Why do some companies choose to have “no-par” stock?

“No-par” stock is stock that has no assigned par value. The decision to issue no-par stock is often driven by a desire for simplicity and flexibility in financial reporting and capital structure management. It eliminates the accounting complexities and legal considerations associated with par value, such as the risk of selling shares below par.

By issuing no-par stock, companies avoid the need to track and report the difference between the issuance price and par value. Furthermore, in some jurisdictions, it offers greater flexibility in how the company allocates capital received from stock issuance, allowing it to designate the entire amount received to a single “stated capital” account. This can streamline the accounting process and provide more discretion in managing the company’s capital.

What is the significance of par value for preferred stock?

Par value can have a more significant role in the context of preferred stock compared to common stock. As mentioned before, the dividend rate for preferred stock is sometimes expressed as a percentage of its par value, establishing the fixed dividend payment that preferred shareholders are entitled to receive. This par value provides a basis for calculating the guaranteed dividend amount.

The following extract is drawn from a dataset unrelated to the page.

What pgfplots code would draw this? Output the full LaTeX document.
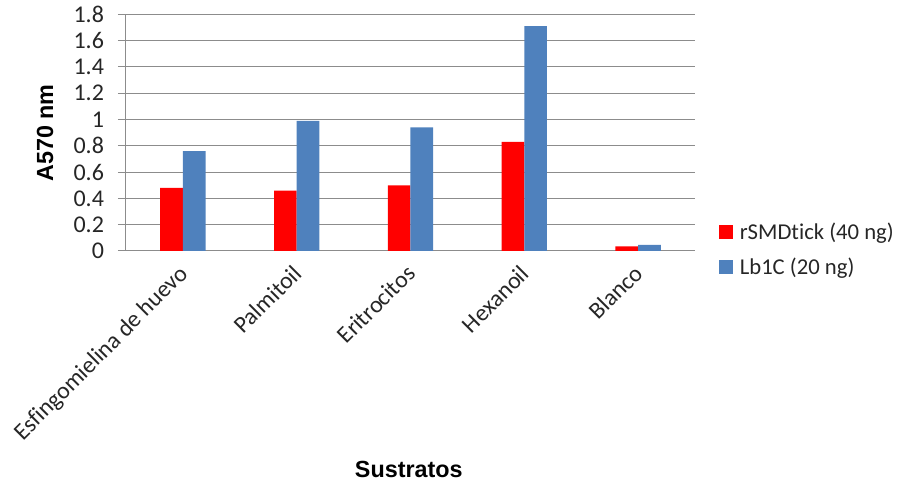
\documentclass[border=0pt]{standalone}
\usepackage{pgfplots}
\pgfplotsset{compat=1.18}
\usepackage{fontspec}
\setmainfont{Carlito}[Ligatures=CommonOff]
\newfontfamily\lsans{Liberation Sans}
\definecolor{rred}{HTML}{FF0000}
\definecolor{lblue}{HTML}{4F81BD}
\definecolor{gridg}{HTML}{8C8C8C}
\begin{document}
\begin{tikzpicture}
\useasboundingbox (-94.5pt,-174.75pt) rectangle (582pt,188.25pt);
\begin{axis}[
  scale only axis,
  width=426.75pt, height=177.5pt,
  at={(0,0)}, anchor=south west,
  xmin=-0.5, xmax=4.5,
  ymin=0, ymax=1.8,
  ytick={0,0.2,0.4,0.6,0.8,1,1.2,1.4,1.6,1.8},
  xtick={0,1,2,3,4},
  xticklabels={Esfingomielina de huevo, Palmitoil, Eritrocitos, Hexanoil, Blanco},
  /pgf/number format/assume math mode=true,
  ymajorgrids,
  grid style={gridg, line width=0.75pt},
  axis x line*=bottom,
  axis y line*=left,
  axis line style={gridg, line width=0.75pt},
  y axis line style={-},
  x axis line style={-},
  major tick length=6pt,
  tick align=outside,
  ytick style={gridg, line width=0.75pt},
  xtick style={draw=none},
  yticklabel style={font=\fontsize{18}{21}\selectfont, anchor=east, xshift=-7pt, text=black!85},
  xticklabel style={font=\fontsize{17.8}{21}\selectfont, xshift=-4pt, yshift=1.5pt, rotate=45, anchor=north east, text=black!85},
  ylabel={A570 nm},
  xlabel={Sustratos},
  every axis y label/.style={at={(axis description cs:-0.1424,0.4985)}, rotate=90, anchor=center, font=\lsans\bfseries\fontsize{17.5}{20}\selectfont},
  every axis x label/.style={at={(axis description cs:0.497,-0.925)}, anchor=center, font=\lsans\bfseries\fontsize{17.5}{20}\selectfont},
  ybar=0pt,
  bar width=17pt,
  legend style={draw=none, fill=none, at={(1.042,0.006)}, anchor=west, inner sep=0pt,
    font=\fontsize{17}{20}\selectfont, row sep=8.5pt, text=black!85,
    /tikz/every odd column/.style={column sep=3pt}},
  legend cell align=left,
  legend image code/.code={\fill[#1] (0pt,-5.25pt) rectangle (10.5pt,5.25pt);},
]
\addplot[fill=rred, draw=none] coordinates {(0,0.48) (1,0.46) (2,0.50) (3,0.83) (4,0.035)};
\addplot[fill=lblue, draw=none] coordinates {(0,0.76) (1,0.99) (2,0.94) (3,1.71) (4,0.046)};
\legend{rSMDtick (40 ng), Lb1C (20 ng)}
\end{axis}
\end{tikzpicture}
\end{document}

Beyond dividend calculations, the par value of preferred stock can also influence the redemption value or liquidation preference. Preferred stock often has a stated redemption value equal to its par value, which is the amount the company will pay to redeem the shares. Additionally, in the event of liquidation, preferred shareholders typically have a preference over common shareholders in receiving assets, and the amount they receive is often tied to the par value of their shares.